BCM: Do you have any advice for any young researchers who are trying to do this work but are finding it difficult or don't have the type of institutional supports that CDO offers?
Hahrie Han: For scholars I would say, first, come to CDO!
And you have to work within the academy in a way that allows you to negotiate contradiction. The contradiction is that when you are in the academy, you are prized for a certain kind of work that needs to meet the conventional standards of academic rigor. In order to do the work in a way that supports these groups in the deepest way, we can't ignore that.
I think that groups like Center for Popular Democracy or Faith in Action are working in a world where they get resources from funders and in a world in which funders want to see randomized controlled trials.
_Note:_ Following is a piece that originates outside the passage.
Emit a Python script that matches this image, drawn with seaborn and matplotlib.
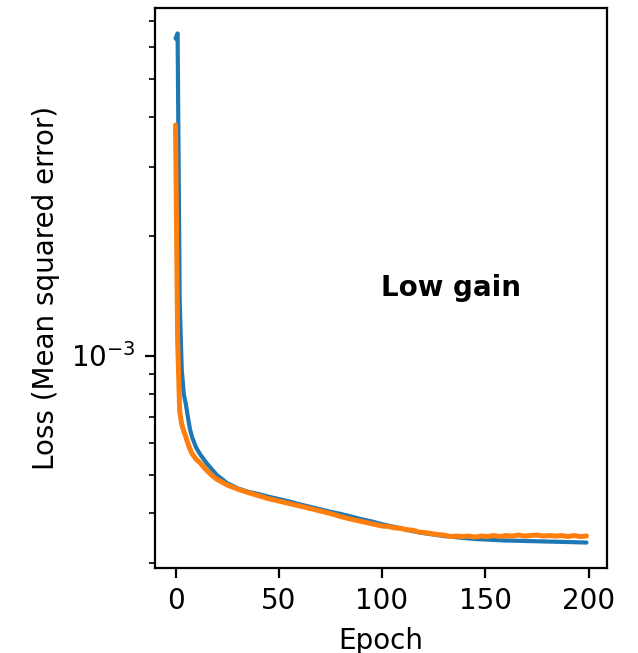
import matplotlib
matplotlib.use("Agg")
import matplotlib.pyplot as plt
import matplotlib.ticker as mticker
import seaborn as sns

# Training curves (MSE loss per epoch)
train_epochs = [0, 1, 2, 3, 4, 5, 6, 7, 8, 10, 12, 15, 18, 20, 25, 30, 35, 40, 45,
                50, 55, 60, 65, 70, 75, 80, 85, 90, 95, 100, 105, 110, 115, 120,
                125, 130, 135, 140, 145, 150, 160, 170, 180, 190, 199]
train_loss = [6.32e-3, 6.51e-3, 1.38e-3, 0.922e-3, 0.798e-3, 0.753e-3, 0.698e-3,
              0.651e-3, 0.622e-3, 0.585e-3, 0.562e-3, 0.535e-3, 0.513e-3, 0.499e-3,
              0.476e-3, 0.462e-3, 0.453e-3, 0.447e-3, 0.440e-3, 0.434e-3, 0.428e-3,
              0.421e-3, 0.415e-3, 0.409e-3, 0.403e-3, 0.398e-3, 0.392e-3, 0.386e-3,
              0.381e-3, 0.375e-3, 0.370e-3, 0.365e-3, 0.360e-3, 0.356e-3, 0.353e-3,
              0.350e-3, 0.348e-3, 0.346e-3, 0.344e-3, 0.343e-3, 0.341e-3, 0.340e-3,
              0.339e-3, 0.338e-3, 0.337e-3]

val_epochs = [0, 1, 2, 3, 4, 5, 6, 7, 8, 10, 12, 15, 18, 20, 25, 30, 35, 40, 45,
              50, 55, 60, 65, 70, 75, 80, 85, 90, 95, 100, 103, 106, 109, 112, 115,
              118, 121, 124, 127, 130, 133, 136, 139, 142, 145, 148, 151, 154, 157,
              160, 163, 166, 169, 172, 175, 178, 181, 184, 187, 190, 193, 196, 199]
val_loss = [3.82e-3, 1.10e-3, 0.723e-3, 0.670e-3, 0.644e-3, 0.622e-3, 0.600e-3,
            0.580e-3, 0.565e-3, 0.547e-3, 0.535e-3, 0.513e-3, 0.496e-3, 0.487e-3,
            0.471e-3, 0.460e-3, 0.451e-3, 0.443e-3, 0.435e-3, 0.429e-3, 0.423e-3,
            0.417e-3, 0.411e-3, 0.405e-3, 0.399e-3, 0.392e-3, 0.386e-3, 0.381e-3,
            0.376e-3, 0.371e-3, 0.370e-3, 0.367e-3, 0.366e-3, 0.363e-3, 0.362e-3,
            0.358e-3, 0.357e-3, 0.355e-3, 0.353e-3, 0.352e-3, 0.349e-3, 0.350e-3,
            0.349e-3, 0.350e-3, 0.348e-3, 0.350e-3, 0.349e-3, 0.351e-3, 0.349e-3,
            0.351e-3, 0.350e-3, 0.352e-3, 0.350e-3, 0.351e-3, 0.352e-3, 0.350e-3,
            0.351e-3, 0.350e-3, 0.351e-3, 0.349e-3, 0.351e-3, 0.349e-3, 0.350e-3]

x_ticks = [0, 50, 100, 150, 200]
panel_title = "Low gain"

sns.set_style("ticks", rc={
    "axes.edgecolor": "black",
    "xtick.color": "black",
    "ytick.color": "black",
    "axes.labelcolor": "black",
    "text.color": "black",
})
plt.rcParams["font.family"] = ["DejaVu Sans"]
plt.rcParams["font.size"] = 10
plt.rcParams["axes.linewidth"] = 0.8

DPI = 200
fig = plt.figure(figsize=(638 / DPI, 653 / DPI), dpi=DPI)
ax = fig.add_axes([155 / 638, 1 - 568 / 653, 452 / 638, 560 / 653])

sns.lineplot(x=train_epochs, y=train_loss, ax=ax, color="#1f77b4", linewidth=1.5)
sns.lineplot(x=val_epochs, y=val_loss, ax=ax, color="#ff7f0e", linewidth=1.8)

ax.set_yscale("log")
ax.yaxis.set_minor_formatter(mticker.NullFormatter())
ax.set_xticks(x_ticks)
ax.tick_params(axis="both", labelsize=10)
ax.set_xlabel("Epoch", fontsize=10)
ax.set_ylabel("Loss (Mean squared error)", fontsize=10)
ax.text(0.5, 0.5, panel_title, transform=ax.transAxes, fontweight="bold",
        fontsize=10, ha="left", va="center")

fig.savefig("out.png", dpi=DPI)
That's what I really learned from that experience with PICO. It's not that we we’re going to ignore the truth of what has been found, but instead we have to figure out, given the reality on the ground, how do we do work that challenges the conventional wisdom, because the conventional wisdom is excluding huge swaths of people.
With research, we have to contend with and meet the highest standards of academic rigor, but we also have to challenge those standards. And to do that work, I think you have to be in deep relationships. My advice is to find a good partner who's willing to dig in and hang with you even when they don't like what you're saying.